--- Begin ---

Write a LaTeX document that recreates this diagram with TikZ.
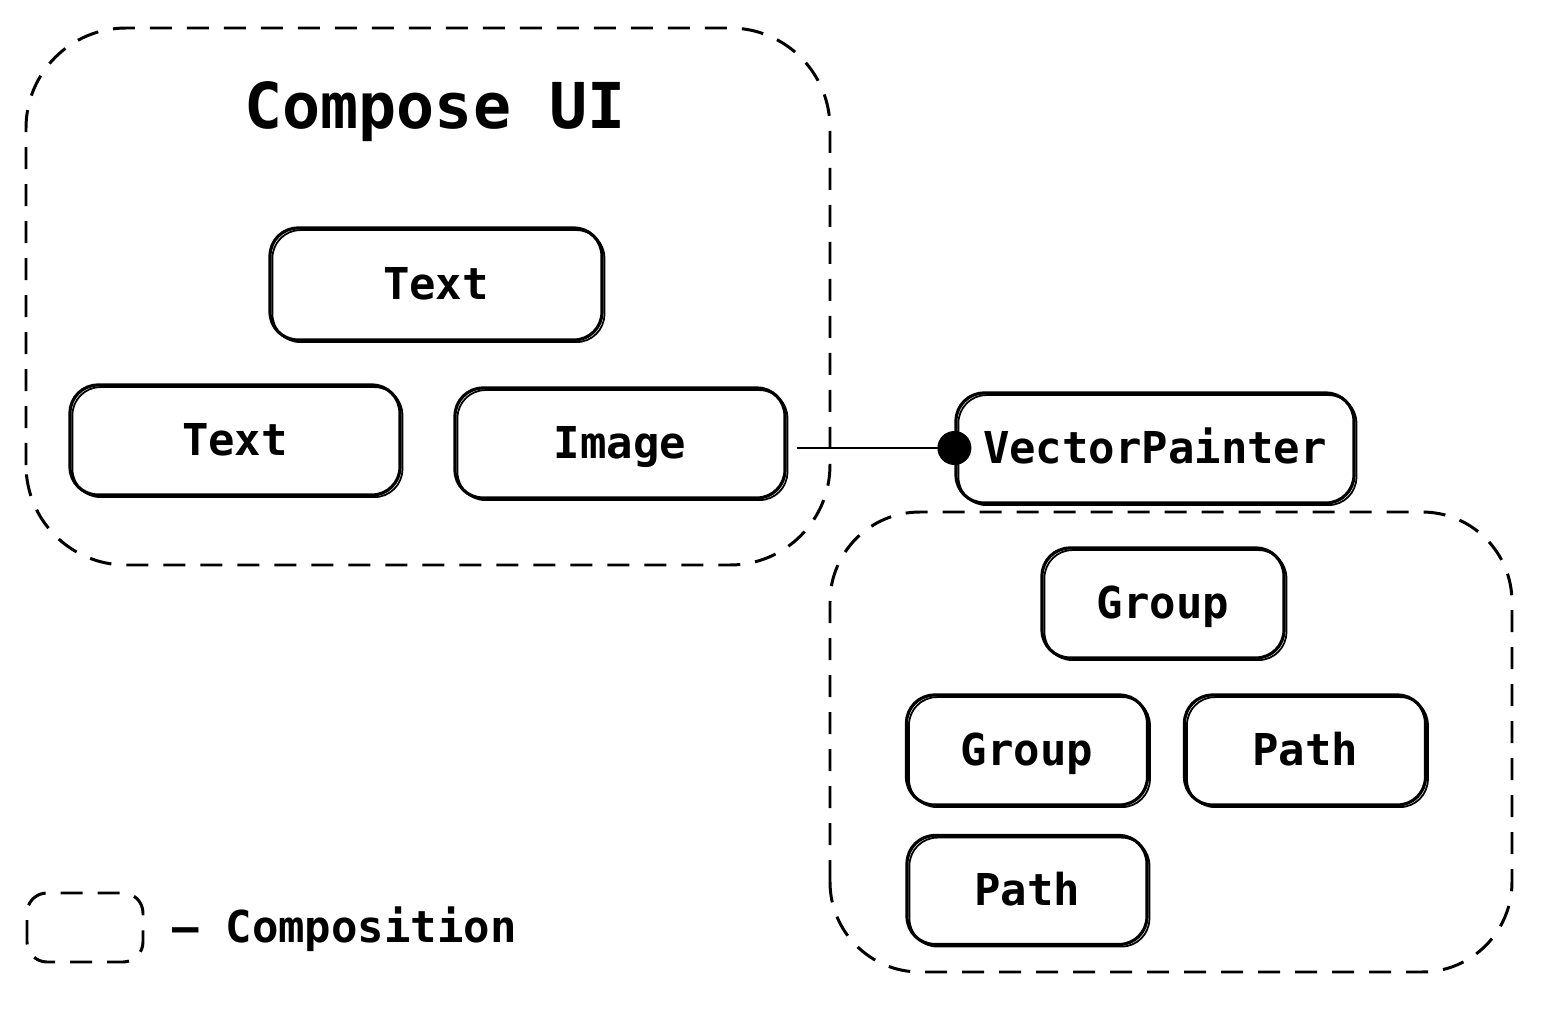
\documentclass[tikz,border=0pt]{standalone}
\usepackage{fontspec}
\setmonofont{DejaVu Sans Mono}
\usetikzlibrary{arrows.meta}

\tikzset{
  leafbox/.style={draw, line width=0.9pt, rounded corners=0.28cm,
    inner sep=0pt, text height=9.1pt, text depth=0pt,
    font=\ttfamily\bfseries\fontsize{12.5}{15}\selectfont,
    preaction={draw, line width=0.5pt,
      transform canvas={xshift=0.7pt, yshift=-0.6pt}}},
  compbox/.style={line width=0.85pt, dash pattern=on 0.22cm off 0.15cm}
}

\begin{document}
\begin{tikzpicture}
            \useasboundingbox (0,0) rectangle (15.46,10.18);

            % Drawing composition Compose UI
            \draw [compbox, rounded corners=1.0cm] (0.26,4.53) rectangle (8.30,9.90);%
            \node [font=\ttfamily\bfseries\fontsize{18}{21}\selectfont] (uititle) at (4.35,9.06) {Compose UI};%

            % Drawing boxes Text Text Image
            \node [leafbox, minimum width=3.32cm, minimum height=1.12cm] (text1) at (4.36,7.34) {Text};%
            \node [leafbox, minimum width=3.30cm, minimum height=1.10cm] (text2) at (2.35,5.78) {Text};%
            \node [leafbox, minimum width=3.30cm, minimum height=1.10cm] (image) at (6.20,5.75) {Image};%

            % Drawing box VectorPainter
            \node [leafbox, minimum width=3.98cm, minimum height=1.10cm] (painter) at (11.55,5.70) {VectorPainter};%

            % Drawing composition of the painter
            \draw [compbox, rounded corners=0.9cm] (8.30,0.46) rectangle (15.12,5.06);%
            \node [leafbox, minimum width=2.42cm, minimum height=1.10cm] (group1) at (11.63,4.15) {Group};%
            \node [leafbox, minimum width=2.41cm, minimum height=1.10cm] (group2) at (10.27,2.68) {Group};%
            \node [leafbox, minimum width=2.41cm, minimum height=1.10cm] (path1) at (13.05,2.68) {Path};%
            \node [leafbox, minimum width=2.40cm, minimum height=1.09cm] (path2) at (10.27,1.28) {Path};%

            % Drawing line Image VectorPainter
            \draw [line width=0.8pt, shorten <=0.1cm] (image.east |- painter.west) -- (painter.west);%
            \fill (painter.west) circle (0.17);%

            % Drawing legend
            \draw [compbox, rounded corners=0.2cm] (0.27,0.56) rectangle (1.43,1.25);%
            \node [anchor=west, inner sep=0pt, font=\ttfamily\bfseries\fontsize{12.5}{15}\selectfont] (legend) at (1.72,0.89) {– Composition};%
\end{tikzpicture}
\end{document}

--- End ---

→ **Task instructions**: With the pictures left out, transcribe the material exactly.

→ **Solved exercise**:
Write a LaTeX document that recreates this diagram with TikZ.
\documentclass[tikz,border=0pt]{standalone}
\usepackage{fontspec}
\setmonofont{DejaVu Sans Mono}
\usetikzlibrary{arrows.meta}

\tikzset{
  leafbox/.style={draw, line width=0.9pt, rounded corners=0.28cm,
    inner sep=0pt, text height=9.1pt, text depth=0pt,
    font=\ttfamily\bfseries\fontsize{12.5}{15}\selectfont,
    preaction={draw, line width=0.5pt,
      transform canvas={xshift=0.7pt, yshift=-0.6pt}}},
  compbox/.style={line width=0.85pt, dash pattern=on 0.22cm off 0.15cm}
}

\begin{document}
\begin{tikzpicture}
            \useasboundingbox (0,0) rectangle (15.46,10.18);

            % Drawing composition Compose UI
            \draw [compbox, rounded corners=1.0cm] (0.26,4.53) rectangle (8.30,9.90);%
            \node [font=\ttfamily\bfseries\fontsize{18}{21}\selectfont] (uititle) at (4.35,9.06) {Compose UI};%

            % Drawing boxes Text Text Image
            \node [leafbox, minimum width=3.32cm, minimum height=1.12cm] (text1) at (4.36,7.34) {Text};%
            \node [leafbox, minimum width=3.30cm, minimum height=1.10cm] (text2) at (2.35,5.78) {Text};%
            \node [leafbox, minimum width=3.30cm, minimum height=1.10cm] (image) at (6.20,5.75) {Image};%

            % Drawing box VectorPainter
            \node [leafbox, minimum width=3.98cm, minimum height=1.10cm] (painter) at (11.55,5.70) {VectorPainter};%

            % Drawing composition of the painter
            \draw [compbox, rounded corners=0.9cm] (8.30,0.46) rectangle (15.12,5.06);%
            \node [leafbox, minimum width=2.42cm, minimum height=1.10cm] (group1) at (11.63,4.15) {Group};%
            \node [leafbox, minimum width=2.41cm, minimum height=1.10cm] (group2) at (10.27,2.68) {Group};%
            \node [leafbox, minimum width=2.41cm, minimum height=1.10cm] (path1) at (13.05,2.68) {Path};%
            \node [leafbox, minimum width=2.40cm, minimum height=1.09cm] (path2) at (10.27,1.28) {Path};%

            % Drawing line Image VectorPainter
            \draw [line width=0.8pt, shorten <=0.1cm] (image.east |- painter.west) -- (painter.west);%
            \fill (painter.west) circle (0.17);%

            % Drawing legend
            \draw [compbox, rounded corners=0.2cm] (0.27,0.56) rectangle (1.43,1.25);%
            \node [anchor=west, inner sep=0pt, font=\ttfamily\bfseries\fontsize{12.5}{15}\selectfont] (legend) at (1.72,0.89) {– Composition};%
\end{tikzpicture}
\end{document}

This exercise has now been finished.